The refinancing trend was also recently brought to light in the latest mortgage and competition index from the Australian Finance Group. According to its survey of 3,000 brokers, refinancing applications made up 33 per cent of all home loans lodged in March, up from 27 per cent in February.
CBA repayment changes
The Connective director also made reference to the upcoming move by the Commonwealth Bank of Australia (CBA) to automatically lower aggregate loan repayments for mortgage and business customers, thereby reducing principal repayment levels.
“Obviously, it is going to increase the amount of money that [borrowers] are going to have to pay back to the bank,” Mr Haron said.
“If they were paying extra before, they would be paying the loan off [at a faster rate].”
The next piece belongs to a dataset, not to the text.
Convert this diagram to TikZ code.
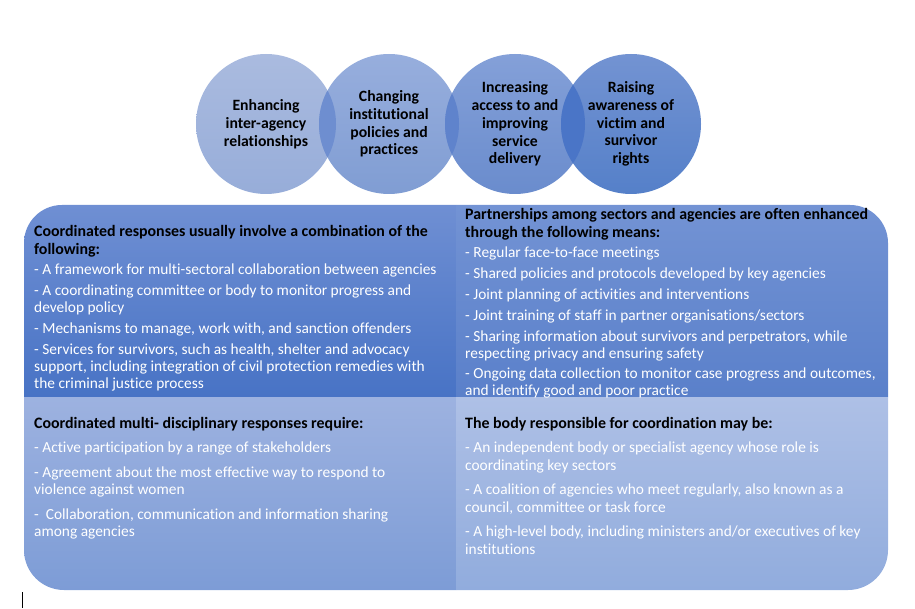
\documentclass[tikz,border=0pt]{standalone}
\usepackage{fontspec}
\setmainfont{Carlito}[Ligatures=NoCommon]
\usepackage{xcolor}
\definecolor{ringA}{HTML}{AABBDF}
\definecolor{ringAlow}{HTML}{97ADD9}
\definecolor{ringB}{HTML}{97AEDD}
\definecolor{ringBlow}{HTML}{809DD3}
\definecolor{ringC}{HTML}{84A0D8}
\definecolor{ringClow}{HTML}{6A8CCD}
\definecolor{ringD}{HTML}{7393D2}
\definecolor{ringDlow}{HTML}{5580C9}
\definecolor{lensAB}{HTML}{6E8ED0}
\definecolor{lensBC}{HTML}{5F83CC}
\definecolor{lensCD}{HTML}{4A75C7}
\definecolor{panelTL}{HTML}{6F8FD3}
\definecolor{panelTLlow}{HTML}{4873C5}
\definecolor{panelTR}{HTML}{7393D4}
\definecolor{panelTRlow}{HTML}{5A80CA}
\definecolor{panelBL}{HTML}{9DB2E0}
\definecolor{panelBLlow}{HTML}{7D9CD6}
\definecolor{panelBR}{HTML}{AEC0E6}
\definecolor{panelBRlow}{HTML}{91ACDD}
\newcommand{\hd}[1]{{\color{black}\bfseries\fontsize{15.9}{17}\selectfont #1}}

\begin{document}
\begin{tikzpicture}[x=1pt,y=-1pt,
  ring/.style={circle, minimum size=140pt, inner sep=0pt},
  ringtext/.style={align=center, text=black, font=\bfseries\fontsize{15.7}{17.8}\selectfont},
  blocktext/.style={anchor=north west, inner sep=0pt, align=left, text=white, font=\fontsize{15.4}{17}\selectfont},
  loosetext/.style={blocktext, font=\fontsize{15.4}{17.6}\selectfont}]
  \useasboundingbox (0,0) rectangle (915,609);

  \path[top color=panelTL, bottom color=panelTLlow] (24,397) [rounded corners=38pt] -- (24,205) [sharp corners] -- (456,205) -- (456,397) -- cycle;
  \path[top color=panelTR, bottom color=panelTRlow] (456,397) -- (456,205) [rounded corners=38pt] -- (888,205) [sharp corners] -- (888,397) -- cycle;
  \path[top color=panelBL, bottom color=panelBLlow] (24,397) [rounded corners=40pt] -- (24,590) [sharp corners] -- (456,590) -- (456,397) -- cycle;
  \path[top color=panelBR, bottom color=panelBRlow] (456,397) -- (456,590) [rounded corners=40pt] -- (888,590) [sharp corners] -- (888,397) -- cycle;

  \node[ring, top color=ringA, bottom color=ringAlow] (ring1) at (266,124) {};
  \node[ring, top color=ringB, bottom color=ringBlow] (ring2) at (389,124) {};
  \node[ring, top color=ringC, bottom color=ringClow] (ring3) at (515,124) {};
  \node[ring, top color=ringD, bottom color=ringDlow] (ring4) at (631,124) {};
  \begin{scope}
    \clip (ring1.center) circle (70pt);
    \fill[lensAB] (ring2.center) circle (70pt);
  \end{scope}
  \begin{scope}
    \clip (ring2.center) circle (70pt);
    \fill[lensBC] (ring3.center) circle (70pt);
  \end{scope}
  \begin{scope}
    \clip (ring3.center) circle (70pt);
    \fill[lensCD] (ring4.center) circle (70pt);
  \end{scope}

  \node[ringtext] (label1) at (ring1.center) {Enhancing\\inter-agency\\relationships};
  \node[ringtext] (label2) at (ring2.center) {Changing\\institutional\\policies and\\practices};
  \node[ringtext] (label3) at (ring3.center) {Increasing\\access to and\\improving\\service\\delivery};
  \node[ringtext] (label4) at (ring4.center) {Raising\\awareness of\\victim and\\survivor\\rights};

  \node[blocktext] (combo) at (34,225) {\hd{Coordinated responses usually involve a combination of the}\\[0.8pt]
    \hd{following:}\\[3.8pt]
    - A framework for multi-sectoral collaboration between agencies\\[3.8pt]
    - A coordinating committee or body to monitor progress and\\
    develop policy\\[3.8pt]
    - Mechanisms to manage, work with, and sanction offenders\\[3.8pt]
    - Services for survivors, such as health, shelter and advocacy\\
    support, including integration of civil protection remedies with\\
    the criminal justice process};
  \node[blocktext] (means) at (465,208) {\hd{Partnerships among sectors and agencies are often enhanced}\\[0.8pt]
    \hd{through the following means:}\\[3.8pt]
    - Regular face-to-face meetings\\[3.8pt]
    - Shared policies and protocols developed by key agencies\\[3.8pt]
    - Joint planning of activities and interventions\\[3.8pt]
    - Joint training of staff in partner organisations/sectors\\[3.8pt]
    - Sharing information about survivors and perpetrators, while\\
    respecting privacy and ensuring safety\\[3.8pt]
    - Ongoing data collection to monitor case progress and outcomes,\\
    and identify good and poor practice};
  \node[loosetext] (require) at (34,417) {\hd{Coordinated multi- disciplinary responses require:}\\[6.8pt]
    - Active participation by a range of stakeholders\\[6.8pt]
    - Agreement about the most effective way to respond to\\
    violence against women\\[6.8pt]
    -~ Collaboration, communication and information sharing\\
    among agencies};
  \node[loosetext] (body) at (465,417) {\hd{The body responsible for coordination may be:}\\[6.8pt]
    - An independent body or specialist agency whose role is\\
    coordinating key sectors\\[6.8pt]
    - A coalition of agencies who meet regularly, also known as a\\
    council, committee or task force\\[6.8pt]
    - A high-level body, including ministers and/or executives of key\\
    institutions};

  \draw[black, line width=0.8pt] (22,592) -- (22,608);
\end{tikzpicture}
\end{document}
Addressing brokers, he added: “If you have CBA customers, it is important that you make sure they understand the impacts of moving to minimum repayments.
“If they can afford to, [borrowers] should make use of continuing to make higher repayments to pay the loan off quicker.
“Obviously, with a lot of products, there’s access to redraw if they were to get particularly stuck on these things,” he suggested.
Mr Haron acknowledged that in some cases, it would be necessary to facilitate a short-term reduction in loan repayments.
“It may be necessary for them to adjust to lower repayments as they can right now, knowing that when things return, they’ll be able to increase their repayments and pay the loan a lot quicker, hopefully, once they get back to normal earnings capacity,” he said.